Travel Promotion Act Levels the Playing Field
President Obama’s signing of the Travel Promotion Act could translate into millions of dollars in new business for campgrounds and RV parks in both rural and urban areas across the country, according to the trade association that represents privately owned parks.
The legislation, approved with bipartisan congressional support in late February, creates a Corporation for Travel Promotion, which would work closely with the departments of Commerce, Homeland Security and State to develop a nationally coordinated, multi-channel marketing and communications program to attract more international visitors and explain travel security policies.
“This legislation will help us better compete with other countries that have been actively marketing themselves to travelers throughout the world,” said Linda Profaizer, president and CEO of the National Association of RV Parks and Campgrounds (ARVC), adding that stepped up international leisure travel to the U.S. will likely result in increased visits to campgrounds, RV parks and resorts.
While advocates of the legislation estimated that the program could generate as many as 1.6 million new inbound visitors a year, ARVC believes about 3% of those visitors, or 48,000 people, would likely stay in both urban and rural campgrounds, RV parks and resorts as they travel.
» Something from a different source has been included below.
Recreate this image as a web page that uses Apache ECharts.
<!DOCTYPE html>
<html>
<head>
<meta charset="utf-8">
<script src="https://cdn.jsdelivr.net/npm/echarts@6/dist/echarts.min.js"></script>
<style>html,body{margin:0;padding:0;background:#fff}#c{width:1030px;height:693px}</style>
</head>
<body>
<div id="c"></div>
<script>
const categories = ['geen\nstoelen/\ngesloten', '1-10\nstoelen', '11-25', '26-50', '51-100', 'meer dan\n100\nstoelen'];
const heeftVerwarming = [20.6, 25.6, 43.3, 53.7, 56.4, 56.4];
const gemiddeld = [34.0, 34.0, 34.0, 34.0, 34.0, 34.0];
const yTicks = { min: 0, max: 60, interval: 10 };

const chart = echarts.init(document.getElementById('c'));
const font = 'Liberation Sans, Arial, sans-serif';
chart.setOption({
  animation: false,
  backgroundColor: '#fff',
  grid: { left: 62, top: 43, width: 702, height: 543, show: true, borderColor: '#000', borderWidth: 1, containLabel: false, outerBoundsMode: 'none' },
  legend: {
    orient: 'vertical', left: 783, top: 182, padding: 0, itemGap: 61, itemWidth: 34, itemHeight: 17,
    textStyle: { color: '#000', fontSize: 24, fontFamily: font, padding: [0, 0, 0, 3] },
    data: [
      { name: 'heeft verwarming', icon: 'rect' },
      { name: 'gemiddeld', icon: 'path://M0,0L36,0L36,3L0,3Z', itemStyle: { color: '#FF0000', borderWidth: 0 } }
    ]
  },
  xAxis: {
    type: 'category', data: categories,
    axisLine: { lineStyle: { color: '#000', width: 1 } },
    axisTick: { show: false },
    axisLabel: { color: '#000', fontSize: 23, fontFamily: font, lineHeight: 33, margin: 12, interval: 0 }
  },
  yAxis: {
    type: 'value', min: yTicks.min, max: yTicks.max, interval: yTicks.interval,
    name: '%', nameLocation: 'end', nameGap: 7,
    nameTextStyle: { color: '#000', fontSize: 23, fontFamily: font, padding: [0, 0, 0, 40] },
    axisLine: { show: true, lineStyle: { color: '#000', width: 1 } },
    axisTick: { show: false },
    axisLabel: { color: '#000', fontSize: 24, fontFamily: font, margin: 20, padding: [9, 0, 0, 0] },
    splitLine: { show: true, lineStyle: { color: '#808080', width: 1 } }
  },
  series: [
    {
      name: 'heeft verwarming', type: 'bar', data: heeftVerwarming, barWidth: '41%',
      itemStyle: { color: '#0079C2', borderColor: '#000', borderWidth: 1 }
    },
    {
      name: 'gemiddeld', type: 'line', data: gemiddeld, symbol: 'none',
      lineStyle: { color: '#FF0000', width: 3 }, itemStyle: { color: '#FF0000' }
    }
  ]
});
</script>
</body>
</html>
David Gorin, ARVC’s government affairs counsel, said that if the travel promotion program brings 48,000 new campers to U.S. parks each year, that could translate into $14.1 million in private park revenue, assuming an average stay of seven nights at $42 per night, the nightly median average for premium sites referenced in the latest ARVC economic report.
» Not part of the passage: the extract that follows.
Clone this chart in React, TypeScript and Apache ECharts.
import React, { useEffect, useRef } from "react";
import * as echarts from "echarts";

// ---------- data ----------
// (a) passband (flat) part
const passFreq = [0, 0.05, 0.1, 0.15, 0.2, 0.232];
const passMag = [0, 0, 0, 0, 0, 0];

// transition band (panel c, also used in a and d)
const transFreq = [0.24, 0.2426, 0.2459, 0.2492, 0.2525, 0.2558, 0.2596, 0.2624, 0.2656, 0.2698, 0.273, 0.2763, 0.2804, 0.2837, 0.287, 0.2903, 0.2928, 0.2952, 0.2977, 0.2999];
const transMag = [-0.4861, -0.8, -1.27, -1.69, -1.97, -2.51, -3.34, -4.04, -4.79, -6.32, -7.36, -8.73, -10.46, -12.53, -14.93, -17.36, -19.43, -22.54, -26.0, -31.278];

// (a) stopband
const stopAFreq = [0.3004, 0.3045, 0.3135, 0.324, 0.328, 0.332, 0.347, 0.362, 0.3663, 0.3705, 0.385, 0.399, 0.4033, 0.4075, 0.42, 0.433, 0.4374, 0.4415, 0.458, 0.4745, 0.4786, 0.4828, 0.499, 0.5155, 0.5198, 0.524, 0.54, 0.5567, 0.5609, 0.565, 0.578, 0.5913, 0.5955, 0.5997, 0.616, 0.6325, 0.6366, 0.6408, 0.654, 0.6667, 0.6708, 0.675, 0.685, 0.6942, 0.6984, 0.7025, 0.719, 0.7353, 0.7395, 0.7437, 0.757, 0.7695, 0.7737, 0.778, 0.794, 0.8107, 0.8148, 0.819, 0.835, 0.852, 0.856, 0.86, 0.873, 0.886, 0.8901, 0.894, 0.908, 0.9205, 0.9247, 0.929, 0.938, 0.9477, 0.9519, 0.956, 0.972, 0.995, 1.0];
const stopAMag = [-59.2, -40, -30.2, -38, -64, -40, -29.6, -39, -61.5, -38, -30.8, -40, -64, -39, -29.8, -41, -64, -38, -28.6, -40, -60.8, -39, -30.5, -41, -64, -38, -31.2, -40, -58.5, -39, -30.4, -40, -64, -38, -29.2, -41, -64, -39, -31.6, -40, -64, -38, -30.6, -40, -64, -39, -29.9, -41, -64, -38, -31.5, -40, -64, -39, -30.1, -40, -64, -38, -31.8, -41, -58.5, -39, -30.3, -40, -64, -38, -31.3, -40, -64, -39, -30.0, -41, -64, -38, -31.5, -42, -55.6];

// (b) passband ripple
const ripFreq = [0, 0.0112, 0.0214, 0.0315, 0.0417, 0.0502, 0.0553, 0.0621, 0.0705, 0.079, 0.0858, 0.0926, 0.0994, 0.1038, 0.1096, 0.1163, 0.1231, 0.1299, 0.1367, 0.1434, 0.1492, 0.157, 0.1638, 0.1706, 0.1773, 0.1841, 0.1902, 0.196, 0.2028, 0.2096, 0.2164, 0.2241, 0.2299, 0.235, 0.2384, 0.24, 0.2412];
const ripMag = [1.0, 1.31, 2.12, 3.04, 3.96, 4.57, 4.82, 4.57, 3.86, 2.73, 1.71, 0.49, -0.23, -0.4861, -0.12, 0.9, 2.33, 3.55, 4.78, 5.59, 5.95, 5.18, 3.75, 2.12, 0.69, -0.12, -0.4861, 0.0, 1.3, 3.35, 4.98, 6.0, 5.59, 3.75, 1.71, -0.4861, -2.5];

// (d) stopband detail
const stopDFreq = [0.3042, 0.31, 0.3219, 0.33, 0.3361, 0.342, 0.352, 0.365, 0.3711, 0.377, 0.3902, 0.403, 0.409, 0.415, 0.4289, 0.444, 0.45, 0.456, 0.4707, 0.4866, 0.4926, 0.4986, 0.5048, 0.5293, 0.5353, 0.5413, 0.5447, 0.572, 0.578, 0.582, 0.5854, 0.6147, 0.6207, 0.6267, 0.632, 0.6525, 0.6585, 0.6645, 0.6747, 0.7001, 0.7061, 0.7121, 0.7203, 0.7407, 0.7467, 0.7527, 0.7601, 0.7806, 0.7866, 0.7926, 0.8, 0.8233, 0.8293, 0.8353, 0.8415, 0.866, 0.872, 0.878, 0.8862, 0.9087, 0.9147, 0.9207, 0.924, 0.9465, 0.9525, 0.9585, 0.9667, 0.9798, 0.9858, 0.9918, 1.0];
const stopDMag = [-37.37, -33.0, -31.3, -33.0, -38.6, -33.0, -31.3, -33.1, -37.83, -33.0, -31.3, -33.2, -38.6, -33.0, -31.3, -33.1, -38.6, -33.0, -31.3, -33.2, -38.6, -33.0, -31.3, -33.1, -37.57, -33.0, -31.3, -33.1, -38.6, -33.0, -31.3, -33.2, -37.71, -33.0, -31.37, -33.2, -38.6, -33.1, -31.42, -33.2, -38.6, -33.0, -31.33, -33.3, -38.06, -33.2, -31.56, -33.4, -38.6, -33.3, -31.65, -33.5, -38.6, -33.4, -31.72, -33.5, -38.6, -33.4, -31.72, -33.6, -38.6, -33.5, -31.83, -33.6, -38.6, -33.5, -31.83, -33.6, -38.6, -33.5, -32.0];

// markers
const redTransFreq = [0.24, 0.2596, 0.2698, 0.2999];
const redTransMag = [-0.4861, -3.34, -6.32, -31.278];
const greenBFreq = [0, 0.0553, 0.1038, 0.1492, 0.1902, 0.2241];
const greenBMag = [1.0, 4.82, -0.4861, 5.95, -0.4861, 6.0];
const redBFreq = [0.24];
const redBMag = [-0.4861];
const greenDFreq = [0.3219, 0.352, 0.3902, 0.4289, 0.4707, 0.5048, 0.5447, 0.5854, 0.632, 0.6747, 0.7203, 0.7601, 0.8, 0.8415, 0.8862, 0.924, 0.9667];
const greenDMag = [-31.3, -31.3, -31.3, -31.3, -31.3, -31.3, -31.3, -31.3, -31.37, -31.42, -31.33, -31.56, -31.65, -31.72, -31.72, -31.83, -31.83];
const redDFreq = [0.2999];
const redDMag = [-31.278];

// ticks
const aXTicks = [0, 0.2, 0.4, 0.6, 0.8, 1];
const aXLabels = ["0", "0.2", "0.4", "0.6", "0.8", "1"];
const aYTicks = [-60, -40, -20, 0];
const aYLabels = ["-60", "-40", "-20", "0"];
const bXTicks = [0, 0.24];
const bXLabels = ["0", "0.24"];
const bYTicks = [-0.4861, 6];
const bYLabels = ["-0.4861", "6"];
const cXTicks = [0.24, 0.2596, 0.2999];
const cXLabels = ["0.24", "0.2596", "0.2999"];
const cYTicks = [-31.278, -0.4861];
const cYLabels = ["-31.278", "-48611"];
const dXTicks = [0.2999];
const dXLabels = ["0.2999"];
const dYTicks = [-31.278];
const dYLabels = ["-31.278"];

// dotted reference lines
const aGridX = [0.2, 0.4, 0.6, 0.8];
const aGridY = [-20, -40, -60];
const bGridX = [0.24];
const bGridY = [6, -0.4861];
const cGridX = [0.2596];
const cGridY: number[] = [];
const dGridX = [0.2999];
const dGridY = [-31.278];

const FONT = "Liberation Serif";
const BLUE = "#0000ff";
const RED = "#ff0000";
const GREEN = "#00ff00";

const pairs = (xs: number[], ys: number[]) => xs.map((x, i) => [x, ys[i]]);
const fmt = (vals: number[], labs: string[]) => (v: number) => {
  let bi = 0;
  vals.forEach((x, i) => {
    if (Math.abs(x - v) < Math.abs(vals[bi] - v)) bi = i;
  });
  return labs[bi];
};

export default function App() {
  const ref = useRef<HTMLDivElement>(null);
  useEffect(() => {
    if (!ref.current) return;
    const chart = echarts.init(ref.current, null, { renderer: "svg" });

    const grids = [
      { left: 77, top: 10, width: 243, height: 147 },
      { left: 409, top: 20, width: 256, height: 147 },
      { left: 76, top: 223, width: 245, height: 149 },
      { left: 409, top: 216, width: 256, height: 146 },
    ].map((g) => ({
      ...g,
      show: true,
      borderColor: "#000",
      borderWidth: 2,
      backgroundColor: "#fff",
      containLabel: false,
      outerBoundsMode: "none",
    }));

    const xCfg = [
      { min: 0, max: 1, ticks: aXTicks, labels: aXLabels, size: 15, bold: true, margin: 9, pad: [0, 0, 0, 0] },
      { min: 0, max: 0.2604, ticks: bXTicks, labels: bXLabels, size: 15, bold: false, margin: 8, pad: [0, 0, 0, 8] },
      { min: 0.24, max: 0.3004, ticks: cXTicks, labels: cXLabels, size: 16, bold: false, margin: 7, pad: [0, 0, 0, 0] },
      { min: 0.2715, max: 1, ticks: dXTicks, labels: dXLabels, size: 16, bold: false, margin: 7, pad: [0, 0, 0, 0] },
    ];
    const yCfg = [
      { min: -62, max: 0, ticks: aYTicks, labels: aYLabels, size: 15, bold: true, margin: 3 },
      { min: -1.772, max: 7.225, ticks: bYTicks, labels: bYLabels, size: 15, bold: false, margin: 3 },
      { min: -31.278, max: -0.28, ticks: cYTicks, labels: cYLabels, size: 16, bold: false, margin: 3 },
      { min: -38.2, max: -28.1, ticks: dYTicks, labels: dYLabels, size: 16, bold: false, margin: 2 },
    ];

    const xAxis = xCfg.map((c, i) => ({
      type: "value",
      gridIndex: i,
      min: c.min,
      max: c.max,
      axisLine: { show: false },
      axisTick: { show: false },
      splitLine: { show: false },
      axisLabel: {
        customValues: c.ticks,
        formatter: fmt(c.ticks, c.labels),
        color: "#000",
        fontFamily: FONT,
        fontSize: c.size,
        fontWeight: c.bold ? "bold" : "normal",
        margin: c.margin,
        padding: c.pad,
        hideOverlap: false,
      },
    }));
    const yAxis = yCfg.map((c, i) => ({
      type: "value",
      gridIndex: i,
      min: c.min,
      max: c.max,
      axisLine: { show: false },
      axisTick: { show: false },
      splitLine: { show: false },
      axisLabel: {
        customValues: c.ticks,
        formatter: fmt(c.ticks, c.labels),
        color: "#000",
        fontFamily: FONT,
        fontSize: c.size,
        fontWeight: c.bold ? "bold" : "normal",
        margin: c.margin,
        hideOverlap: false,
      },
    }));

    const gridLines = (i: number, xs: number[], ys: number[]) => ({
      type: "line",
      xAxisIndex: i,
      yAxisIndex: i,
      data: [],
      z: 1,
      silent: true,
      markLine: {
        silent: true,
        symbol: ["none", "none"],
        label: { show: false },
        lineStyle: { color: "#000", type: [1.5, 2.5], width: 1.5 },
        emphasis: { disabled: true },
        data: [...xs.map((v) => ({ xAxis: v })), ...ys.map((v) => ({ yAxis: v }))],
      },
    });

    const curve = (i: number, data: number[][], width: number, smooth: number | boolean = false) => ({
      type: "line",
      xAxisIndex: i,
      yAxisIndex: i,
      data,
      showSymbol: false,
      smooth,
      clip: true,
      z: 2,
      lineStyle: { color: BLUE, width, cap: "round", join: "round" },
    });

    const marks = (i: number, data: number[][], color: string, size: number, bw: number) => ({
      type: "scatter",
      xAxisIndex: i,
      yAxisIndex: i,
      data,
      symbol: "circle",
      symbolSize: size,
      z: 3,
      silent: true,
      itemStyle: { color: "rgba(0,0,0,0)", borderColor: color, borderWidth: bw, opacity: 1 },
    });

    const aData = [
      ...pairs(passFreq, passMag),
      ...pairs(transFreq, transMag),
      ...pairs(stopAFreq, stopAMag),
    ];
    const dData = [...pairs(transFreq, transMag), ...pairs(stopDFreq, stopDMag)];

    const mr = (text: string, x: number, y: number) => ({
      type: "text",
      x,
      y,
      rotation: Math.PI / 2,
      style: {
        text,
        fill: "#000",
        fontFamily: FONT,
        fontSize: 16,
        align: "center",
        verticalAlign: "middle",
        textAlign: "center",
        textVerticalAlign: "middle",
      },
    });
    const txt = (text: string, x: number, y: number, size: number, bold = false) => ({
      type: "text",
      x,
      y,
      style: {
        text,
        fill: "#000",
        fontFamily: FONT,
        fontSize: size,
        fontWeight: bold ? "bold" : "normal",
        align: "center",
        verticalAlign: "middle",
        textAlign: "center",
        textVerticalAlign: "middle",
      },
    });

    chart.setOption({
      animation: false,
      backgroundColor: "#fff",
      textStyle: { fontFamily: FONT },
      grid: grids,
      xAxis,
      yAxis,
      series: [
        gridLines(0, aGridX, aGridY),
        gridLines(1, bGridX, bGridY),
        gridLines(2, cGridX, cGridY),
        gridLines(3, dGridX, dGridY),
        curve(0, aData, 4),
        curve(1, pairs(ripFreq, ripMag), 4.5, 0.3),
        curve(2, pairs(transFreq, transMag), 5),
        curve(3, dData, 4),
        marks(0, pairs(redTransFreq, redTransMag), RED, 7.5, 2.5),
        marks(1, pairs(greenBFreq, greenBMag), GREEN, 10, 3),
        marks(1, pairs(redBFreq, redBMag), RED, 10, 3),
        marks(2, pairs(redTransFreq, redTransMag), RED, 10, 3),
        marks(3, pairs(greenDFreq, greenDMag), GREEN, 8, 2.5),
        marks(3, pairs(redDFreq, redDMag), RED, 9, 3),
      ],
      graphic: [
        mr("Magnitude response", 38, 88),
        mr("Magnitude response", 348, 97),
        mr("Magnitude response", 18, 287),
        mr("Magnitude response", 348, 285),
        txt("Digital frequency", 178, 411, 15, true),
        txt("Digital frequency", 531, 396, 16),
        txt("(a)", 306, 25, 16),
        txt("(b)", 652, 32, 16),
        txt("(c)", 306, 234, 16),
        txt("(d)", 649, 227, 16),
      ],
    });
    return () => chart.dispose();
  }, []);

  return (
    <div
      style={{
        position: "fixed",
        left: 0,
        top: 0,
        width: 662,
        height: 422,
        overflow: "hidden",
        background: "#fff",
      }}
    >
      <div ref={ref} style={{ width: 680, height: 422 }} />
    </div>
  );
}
These visitors would also be expected to spend a total of about $90 per day for all other goods and services, such as gas, food and local attractions, which would translate into about $30.25 million revenue for the other businesses in the communities where the parks are located.
The Corporation for Travel Promotion would be funded through a matching program with up to $100 million in private sector contributions and a $10 fee on foreign travelers who do not pay a $131 fee for a visa to enter the United States. No U.S. tax money would be provided for this market effort.